King draws his influences from folk singers like Phil Ochs, Malvina Reynolds, Tom Paxton and Pete Seeger. Paxton, he said, is inspiring because of his ability to pen topical and satirical songs. Seeger, meanwhile, introduced King to Paxton's music, but King has a different style, melding original, contemporary and traditional songs and music from other cultures. King treads in Paxton's and Seeger's footsteps, playing not only his own music, but that of other contemporary song writers. "As a traveling soloist I really rely on the community of musicians of my peers as a kind of support community, as companionship... By singing their songs I get kind of a comfort while traveling. Even though I'm alone, I feel like I'm traveling with these other good friends."
On Inside Out, King hits the issues on a more personal level, presenting the topics in character portraits so that the listener can picture how issues of our day affect them. That's particularly true in "If Jimmy Didn't Have to Go," an antiwar song, and in "The Place We Found for Michael," a song about homelessness.
King still gets the occasional heckler who disagrees with his points of view on issues, but often he performs where people already know his music. He's also learned how to balance his material. "If you don't alienate somebody, then you're not doing your job," he said. "But if you alienate everybody, then you're out of business. You've got your integrity, and you can stay home with it and pump gas."
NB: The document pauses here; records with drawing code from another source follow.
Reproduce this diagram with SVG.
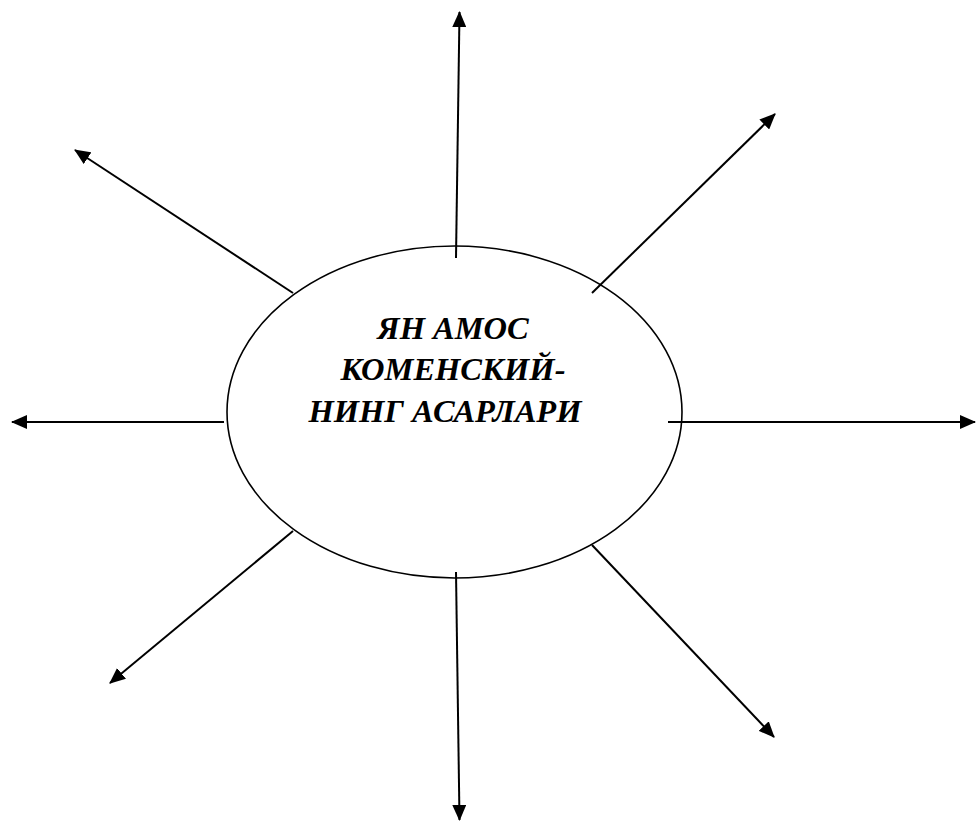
<svg xmlns="http://www.w3.org/2000/svg" width="976" height="824" viewBox="0 0 976 824">
<style>
.c{stroke:#000;stroke-width:2;fill:none;marker-end:url(#ah)}
.t{font-family:"Liberation Serif",serif;font-weight:bold;font-style:italic;font-size:32.5px;fill:#000}
</style>
<defs>
<marker id="ah" markerUnits="userSpaceOnUse" markerWidth="16" markerHeight="14" refX="15" refY="7" orient="auto">
<path d="M0,0 L16,7 L0,14 z" fill="#000"/>
</marker>
</defs>
<rect width="976" height="824" fill="#fff"/>
<g id="center">
<ellipse cx="454.5" cy="412" rx="227.5" ry="166" fill="#fff" stroke="#000" stroke-width="1.6"/>
<text class="t" x="453" y="339" text-anchor="middle">ЯН АМОС</text>
<text class="t" x="453" y="380" text-anchor="middle">КОМЕНСКИЙ-</text>
<text class="t" x="445" y="422" text-anchor="middle">НИНГ АСАРЛАРИ</text>
</g>
<g id="connectors">
<line class="c" x1="456" y1="258" x2="459.5" y2="12"/>
<line class="c" x1="224" y1="422" x2="12" y2="422"/>
<line class="c" x1="668" y1="422" x2="975" y2="422"/>
<line class="c" x1="293" y1="293" x2="75" y2="150"/>
<line class="c" x1="592" y1="293" x2="775" y2="114"/>
<line class="c" x1="293" y1="531" x2="110" y2="683"/>
<line class="c" x1="592" y1="545" x2="774" y2="737"/>
<line class="c" x1="456" y1="572" x2="459.5" y2="820"/>
</g>
</svg>
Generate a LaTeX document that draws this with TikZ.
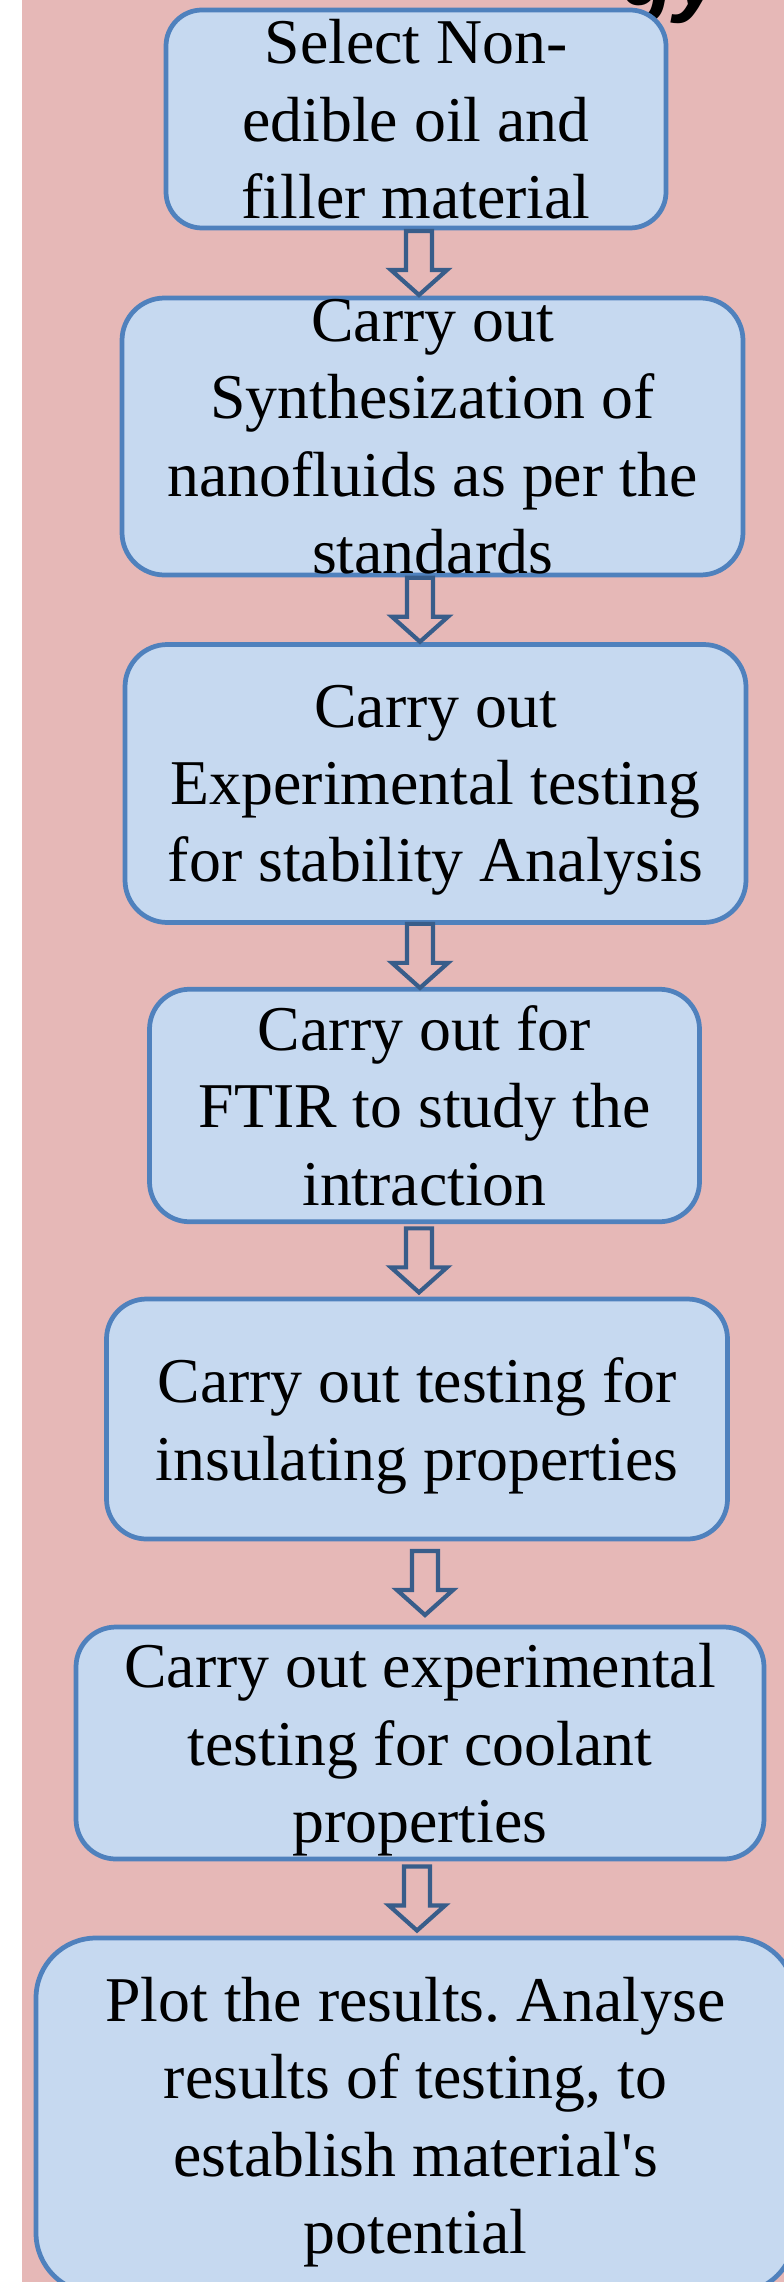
\documentclass[tikz,border=0pt]{standalone}
\usepackage{fontspec}
\setmainfont{Liberation Serif}
\newfontfamily\titlefont{Liberation Sans}
\usetikzlibrary{calc,positioning}
\definecolor{mBack}{RGB}{230,184,183}
\definecolor{mFill}{RGB}{198,217,240}
\definecolor{mEdge}{RGB}{79,129,189}
\definecolor{mArrow}{RGB}{56,93,138}
\frenchspacing
% hollow block arrow centred in the gap between two boxes, #3 = its x
\newcommand{\flowarrow}[3]{%
  \coordinate (ax) at (#3,0);
  \coordinate (am) at ($(ax |- #1.south)!0.5!(ax |- #2.north)$);
  \draw[hollow] ([shift={(-0.26,0.64)}]am) -- ([shift={(0.26,0.64)}]am)
    -- ([shift={(0.26,-0.14)}]am) -- ([shift={(0.56,-0.14)}]am)
    -- ([shift={(0,-0.64)}]am) -- ([shift={(-0.56,-0.14)}]am)
    -- ([shift={(-0.26,-0.14)}]am) -- cycle;}

\begin{document}
\begin{tikzpicture}[
    stage/.style={draw=mEdge,line width=2.7pt,fill=mFill,rounded corners=0.85cm,
                  align=center,inner sep=0pt,text depth=-6pt,
                  font=\fontsize{36.3}{44}\selectfont},
    hollow/.style={draw=mArrow,line width=2.4pt,line join=miter}]
  \useasboundingbox (0,0) rectangle (15.68,-45.64);
  \fill[white] (0,0) rectangle (15.68,-45.64);
  \fill[mBack] (0.44,0) rectangle (15.68,-45.64);
  \node[anchor=base west,font=\titlefont\bfseries\itshape\fontsize{50}{60}\selectfont]
    (title) at (12.3,-0.12) {gy};

  \node[stage,rounded corners=0.72cm,minimum width=10cm,minimum height=4.36cm]
    (s1) at (8.32,-2.38) {Select Non-\\ edible oil and\\ filler material};
  \node[stage,minimum width=12.42cm,minimum height=5.54cm]
    (s2) at (8.65,-8.73) {Carry out\\ Synthesization of\\ nanofluids as per the\\ standards};
  \node[stage,minimum width=12.42cm,minimum height=5.56cm]
    (s3) at (8.71,-15.67) {Carry out\\ Experimental testing\\ for stability Analysis};
  \node[stage,rounded corners=0.8cm,minimum width=11cm,minimum height=4.65cm]
    (s4) at (8.49,-22.11) {Carry out for\\ FTIR to study the\\ intraction};
  \node[stage,rounded corners=0.8cm,minimum width=12.42cm,minimum height=4.8cm]
    (s5) at (8.34,-28.38) {Carry out testing for\\ insulating properties};
  \node[stage,rounded corners=0.8cm,minimum width=13.76cm,minimum height=4.64cm]
    (s6) at (8.40,-34.86) {Carry out experimental\\ testing for coolant\\ properties};
  \node[stage,rounded corners=1.2cm,minimum width=15.18cm,minimum height=7.1cm]
    (s7) at (8.31,-42.31) {Plot the results. Analyse\\ results of testing, to\\ establish material\textquotesingle s\\ potential};

  \flowarrow{s1}{s2}{8.38}
  \flowarrow{s2}{s3}{8.40}
  \flowarrow{s3}{s4}{8.40}
  \flowarrow{s4}{s5}{8.38}
  \flowarrow{s5}{s6}{8.50}
  \flowarrow{s6}{s7}{8.34}
\end{tikzpicture}
\end{document}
"During the materialistic 80s, people were closed-minded to controversial and satirical material," King said. But things have changed. Despite the results of the past congressional election, people are less fooled today by political ideologies. "Now I think the veil has been ripped away," he said. "People realize more and more that we have some serious problems here. That they're not going to be solved by everybody trying to build up the biggest stock portfolio, and that there's not a lot to go around... People are realizing that the price we pay for having this small number of superstars with seven-figure incomes is that those of us who get left behind start losing hope and start to generate our own kind of chaos. We're at that point in our country where the smug, Republican, right wing majority is (seen as) less for people. This is kind of a foolhardy thing to say in the wake of the last election, but I think that that has peaked and is in decline."